▶ _What you are asked to do_: Quote all lines below exactly. Images stay out.

+ + + +

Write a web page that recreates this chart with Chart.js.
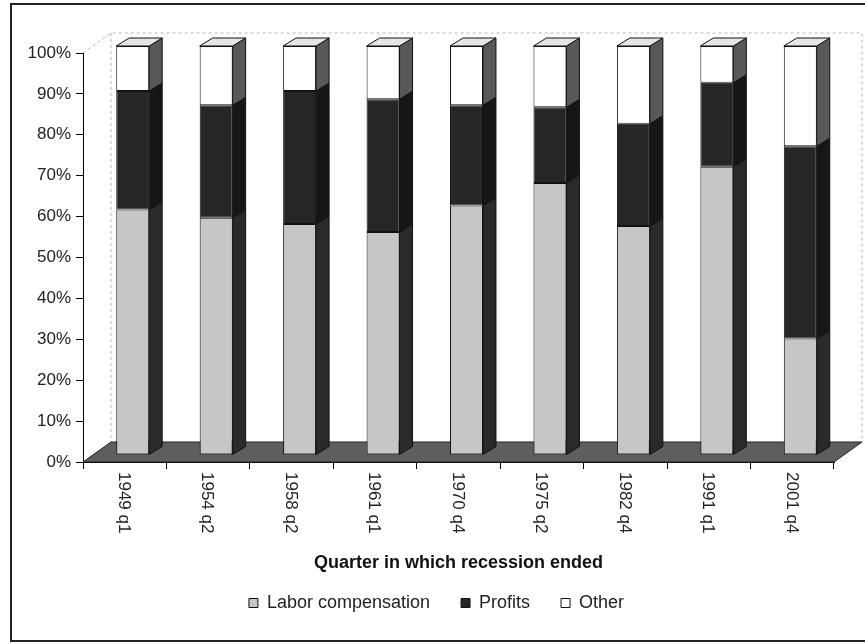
<!DOCTYPE html>
<html>
<head>
<meta charset="utf-8">
<script src="https://cdn.jsdelivr.net/npm/chart.js@4.4.0/dist/chart.umd.min.js"></script>
<style>
  html, body { margin: 0; padding: 0; background: #fff; }
</style>
</head>
<body>
<canvas id="chart" width="865" height="643"></canvas>
<script>
const quarters = ['1949 q1', '1954 q2', '1958 q2', '1961 q1', '1970 q4', '1975 q2', '1982 q4', '1991 q1', '2001 q4']
const laborShare = [60, 58, 56.5, 54.5, 61, 66.5, 56, 70.5, 28.5]
const profitsShare = [29, 27.5, 32.5, 32.5, 24.5, 18.5, 25, 20.5, 47]
const otherShare = [11, 14.5, 11, 13, 14.5, 15, 19, 9, 24.5]

const FONT = '"Liberation Sans", Arial, sans-serif'
// depth of the floor / back wall, and of each bar
const wall = { dx: 28, dy: -20 }
const barShift = { dx: 8, dy: -7 }
const barDepth = { dx: 13, dy: -8 }
const sideColors = ['#2a2a2a', '#161616', '#585858']

const depthPlugin = {
  id: 'depth',
  beforeDraw(chart) {
    const ctx = chart.ctx
    ctx.save()
    ctx.fillStyle = '#fff'
    ctx.fillRect(0, 0, chart.width, chart.height)
    ctx.strokeStyle = '#222'
    ctx.lineWidth = 2
    ctx.strokeRect(11, 4, chart.width, 637)
    ctx.restore()
  },
  beforeDatasetsDraw(chart) {
    const { ctx, chartArea: a } = chart
    ctx.save()
    // back wall outline
    ctx.strokeStyle = '#b5b5b5'
    ctx.lineWidth = 1
    ctx.setLineDash([3, 3])
    ctx.beginPath()
    ctx.moveTo(a.left, a.top)
    ctx.lineTo(a.left + wall.dx, a.top + wall.dy)
    ctx.lineTo(a.right + wall.dx, a.top + wall.dy)
    ctx.lineTo(a.right + wall.dx, a.bottom + wall.dy)
    ctx.moveTo(a.left + wall.dx, a.top + wall.dy)
    ctx.lineTo(a.left + wall.dx, a.bottom + wall.dy)
    ctx.stroke()
    ctx.setLineDash([])
    // floor
    ctx.beginPath()
    ctx.moveTo(a.left, a.bottom)
    ctx.lineTo(a.left + wall.dx, a.bottom + wall.dy)
    ctx.lineTo(a.right + wall.dx, a.bottom + wall.dy)
    ctx.lineTo(a.right, a.bottom)
    ctx.closePath()
    ctx.fillStyle = '#5e5e5e'
    ctx.fill()
    ctx.strokeStyle = '#222'
    ctx.stroke()
    ctx.restore()
    // bars stand a bit back on the floor
    ctx.save()
    ctx.translate(barShift.dx, barShift.dy)
  },
  afterDatasetsDraw(chart) {
    const ctx = chart.ctx
    const last = chart.data.datasets.length - 1
    chart.data.datasets.forEach((ds, i) => {
      const meta = chart.getDatasetMeta(i)
      meta.data.forEach((bar) => {
        const { x, y, base, width } = bar.getProps(['x', 'y', 'base', 'width'], true)
        const left = x - width / 2
        const right = x + width / 2
        ctx.lineWidth = 1
        ctx.strokeStyle = '#111'
        ctx.beginPath()
        ctx.moveTo(right, y)
        ctx.lineTo(right + barDepth.dx, y + barDepth.dy)
        ctx.lineTo(right + barDepth.dx, base + barDepth.dy)
        ctx.lineTo(right, base)
        ctx.closePath()
        ctx.fillStyle = sideColors[i]
        ctx.fill()
        ctx.stroke()
        if (i === last) {
          ctx.beginPath()
          ctx.moveTo(left, y)
          ctx.lineTo(left + barDepth.dx, y + barDepth.dy)
          ctx.lineTo(right + barDepth.dx, y + barDepth.dy)
          ctx.lineTo(right, y)
          ctx.closePath()
          ctx.fillStyle = '#e6e6e6'
          ctx.fill()
          ctx.stroke()
        }
      })
    })
    ctx.restore()
  },
  afterDraw(chart) {
    // category labels read top to bottom
    const ctx = chart.ctx
    const xs = chart.scales.x
    ctx.save()
    ctx.font = '17px ' + FONT
    ctx.fillStyle = '#222'
    ctx.textAlign = 'left'
    ctx.textBaseline = 'middle'
    quarters.forEach((q, i) => {
      ctx.save()
      ctx.translate(xs.getPixelForValue(i) - 1, xs.top + 10)
      ctx.rotate(Math.PI / 2)
      ctx.fillText(q, 0, 0)
      ctx.restore()
    })
    ctx.restore()
  }
}

const ctx = document.getElementById('chart').getContext('2d')
const chart = new Chart(ctx, {
  type: 'bar',
  data: {
    labels: quarters,
    datasets: [
      { label: 'Labor compensation', data: laborShare, backgroundColor: '#c6c6c6' },
      { label: 'Profits', data: profitsShare, backgroundColor: '#262626' },
      { label: 'Other', data: otherShare, backgroundColor: '#ffffff' }
    ].map((ds) => Object.assign(ds, {
      borderColor: '#111',
      borderWidth: 1,
      borderSkipped: false,
      barPercentage: 0.395,
      categoryPercentage: 1
    }))
  },
  options: {
    responsive: false,
    devicePixelRatio: 1,
    animation: false,
    layout: { padding: { left: 8, right: 0, top: 53, bottom: 21 } },
    plugins: {
      tooltip: { enabled: false },
      legend: {
        position: 'bottom',
        labels: {
          font: { family: FONT, size: 18 },
          color: '#222',
          boxWidth: 9,
          boxHeight: 9,
          padding: 31
        }
      }
    },
    scales: {
      x: {
        stacked: true,
        grid: { drawOnChartArea: false, drawTicks: true, tickLength: 7, color: '#000' },
        border: { display: true, color: '#000' },
        ticks: { display: false },
        title: {
          display: true,
          text: 'Quarter in which recession ended',
          font: { family: FONT, size: 18, weight: 'bold' },
          color: '#111',
          padding: { top: 0, bottom: -11 }
        },
        afterFit(scale) { scale.height = 101 }
      },
      y: {
        stacked: true,
        min: 0,
        max: 100,
        ticks: {
          stepSize: 10,
          padding: 5,
          color: '#222',
          font: { family: FONT, size: 17 },
          callback: (v) => v + '%'
        },
        grid: { drawOnChartArea: false, drawTicks: true, tickLength: 7, color: '#000' },
        border: { display: true, color: '#000' },
        afterFit(scale) { scale.width = 75 }
      },
      yRight: {
        type: 'linear',
        position: 'right',
        grid: { display: false },
        border: { display: false },
        ticks: { display: false },
        afterFit(scale) { scale.width = 31 }
      }
    }
  },
  plugins: [depthPlugin]
})
</script>
</body>
</html>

+ + + +

▶ _Exercise solution_:
Write a web page that recreates this chart with Chart.js.
<!DOCTYPE html>
<html>
<head>
<meta charset="utf-8">
<script src="https://cdn.jsdelivr.net/npm/chart.js@4.4.0/dist/chart.umd.min.js"></script>
<style>
  html, body { margin: 0; padding: 0; background: #fff; }
</style>
</head>
<body>
<canvas id="chart" width="865" height="643"></canvas>
<script>
const quarters = ['1949 q1', '1954 q2', '1958 q2', '1961 q1', '1970 q4', '1975 q2', '1982 q4', '1991 q1', '2001 q4']
const laborShare = [60, 58, 56.5, 54.5, 61, 66.5, 56, 70.5, 28.5]
const profitsShare = [29, 27.5, 32.5, 32.5, 24.5, 18.5, 25, 20.5, 47]
const otherShare = [11, 14.5, 11, 13, 14.5, 15, 19, 9, 24.5]

const FONT = '"Liberation Sans", Arial, sans-serif'
// depth of the floor / back wall, and of each bar
const wall = { dx: 28, dy: -20 }
const barShift = { dx: 8, dy: -7 }
const barDepth = { dx: 13, dy: -8 }
const sideColors = ['#2a2a2a', '#161616', '#585858']

const depthPlugin = {
  id: 'depth',
  beforeDraw(chart) {
    const ctx = chart.ctx
    ctx.save()
    ctx.fillStyle = '#fff'
    ctx.fillRect(0, 0, chart.width, chart.height)
    ctx.strokeStyle = '#222'
    ctx.lineWidth = 2
    ctx.strokeRect(11, 4, chart.width, 637)
    ctx.restore()
  },
  beforeDatasetsDraw(chart) {
    const { ctx, chartArea: a } = chart
    ctx.save()
    // back wall outline
    ctx.strokeStyle = '#b5b5b5'
    ctx.lineWidth = 1
    ctx.setLineDash([3, 3])
    ctx.beginPath()
    ctx.moveTo(a.left, a.top)
    ctx.lineTo(a.left + wall.dx, a.top + wall.dy)
    ctx.lineTo(a.right + wall.dx, a.top + wall.dy)
    ctx.lineTo(a.right + wall.dx, a.bottom + wall.dy)
    ctx.moveTo(a.left + wall.dx, a.top + wall.dy)
    ctx.lineTo(a.left + wall.dx, a.bottom + wall.dy)
    ctx.stroke()
    ctx.setLineDash([])
    // floor
    ctx.beginPath()
    ctx.moveTo(a.left, a.bottom)
    ctx.lineTo(a.left + wall.dx, a.bottom + wall.dy)
    ctx.lineTo(a.right + wall.dx, a.bottom + wall.dy)
    ctx.lineTo(a.right, a.bottom)
    ctx.closePath()
    ctx.fillStyle = '#5e5e5e'
    ctx.fill()
    ctx.strokeStyle = '#222'
    ctx.stroke()
    ctx.restore()
    // bars stand a bit back on the floor
    ctx.save()
    ctx.translate(barShift.dx, barShift.dy)
  },
  afterDatasetsDraw(chart) {
    const ctx = chart.ctx
    const last = chart.data.datasets.length - 1
    chart.data.datasets.forEach((ds, i) => {
      const meta = chart.getDatasetMeta(i)
      meta.data.forEach((bar) => {
        const { x, y, base, width } = bar.getProps(['x', 'y', 'base', 'width'], true)
        const left = x - width / 2
        const right = x + width / 2
        ctx.lineWidth = 1
        ctx.strokeStyle = '#111'
        ctx.beginPath()
        ctx.moveTo(right, y)
        ctx.lineTo(right + barDepth.dx, y + barDepth.dy)
        ctx.lineTo(right + barDepth.dx, base + barDepth.dy)
        ctx.lineTo(right, base)
        ctx.closePath()
        ctx.fillStyle = sideColors[i]
        ctx.fill()
        ctx.stroke()
        if (i === last) {
          ctx.beginPath()
          ctx.moveTo(left, y)
          ctx.lineTo(left + barDepth.dx, y + barDepth.dy)
          ctx.lineTo(right + barDepth.dx, y + barDepth.dy)
          ctx.lineTo(right, y)
          ctx.closePath()
          ctx.fillStyle = '#e6e6e6'
          ctx.fill()
          ctx.stroke()
        }
      })
    })
    ctx.restore()
  },
  afterDraw(chart) {
    // category labels read top to bottom
    const ctx = chart.ctx
    const xs = chart.scales.x
    ctx.save()
    ctx.font = '17px ' + FONT
    ctx.fillStyle = '#222'
    ctx.textAlign = 'left'
    ctx.textBaseline = 'middle'
    quarters.forEach((q, i) => {
      ctx.save()
      ctx.translate(xs.getPixelForValue(i) - 1, xs.top + 10)
      ctx.rotate(Math.PI / 2)
      ctx.fillText(q, 0, 0)
      ctx.restore()
    })
    ctx.restore()
  }
}

const ctx = document.getElementById('chart').getContext('2d')
const chart = new Chart(ctx, {
  type: 'bar',
  data: {
    labels: quarters,
    datasets: [
      { label: 'Labor compensation', data: laborShare, backgroundColor: '#c6c6c6' },
      { label: 'Profits', data: profitsShare, backgroundColor: '#262626' },
      { label: 'Other', data: otherShare, backgroundColor: '#ffffff' }
    ].map((ds) => Object.assign(ds, {
      borderColor: '#111',
      borderWidth: 1,
      borderSkipped: false,
      barPercentage: 0.395,
      categoryPercentage: 1
    }))
  },
  options: {
    responsive: false,
    devicePixelRatio: 1,
    animation: false,
    layout: { padding: { left: 8, right: 0, top: 53, bottom: 21 } },
    plugins: {
      tooltip: { enabled: false },
      legend: {
        position: 'bottom',
        labels: {
          font: { family: FONT, size: 18 },
          color: '#222',
          boxWidth: 9,
          boxHeight: 9,
          padding: 31
        }
      }
    },
    scales: {
      x: {
        stacked: true,
        grid: { drawOnChartArea: false, drawTicks: true, tickLength: 7, color: '#000' },
        border: { display: true, color: '#000' },
        ticks: { display: false },
        title: {
          display: true,
          text: 'Quarter in which recession ended',
          font: { family: FONT, size: 18, weight: 'bold' },
          color: '#111',
          padding: { top: 0, bottom: -11 }
        },
        afterFit(scale) { scale.height = 101 }
      },
      y: {
        stacked: true,
        min: 0,
        max: 100,
        ticks: {
          stepSize: 10,
          padding: 5,
          color: '#222',
          font: { family: FONT, size: 17 },
          callback: (v) => v + '%'
        },
        grid: { drawOnChartArea: false, drawTicks: true, tickLength: 7, color: '#000' },
        border: { display: true, color: '#000' },
        afterFit(scale) { scale.width = 75 }
      },
      yRight: {
        type: 'linear',
        position: 'right',
        grid: { display: false },
        border: { display: false },
        ticks: { display: false },
        afterFit(scale) { scale.width = 31 }
      }
    }
  },
  plugins: [depthPlugin]
})
</script>
</body>
</html>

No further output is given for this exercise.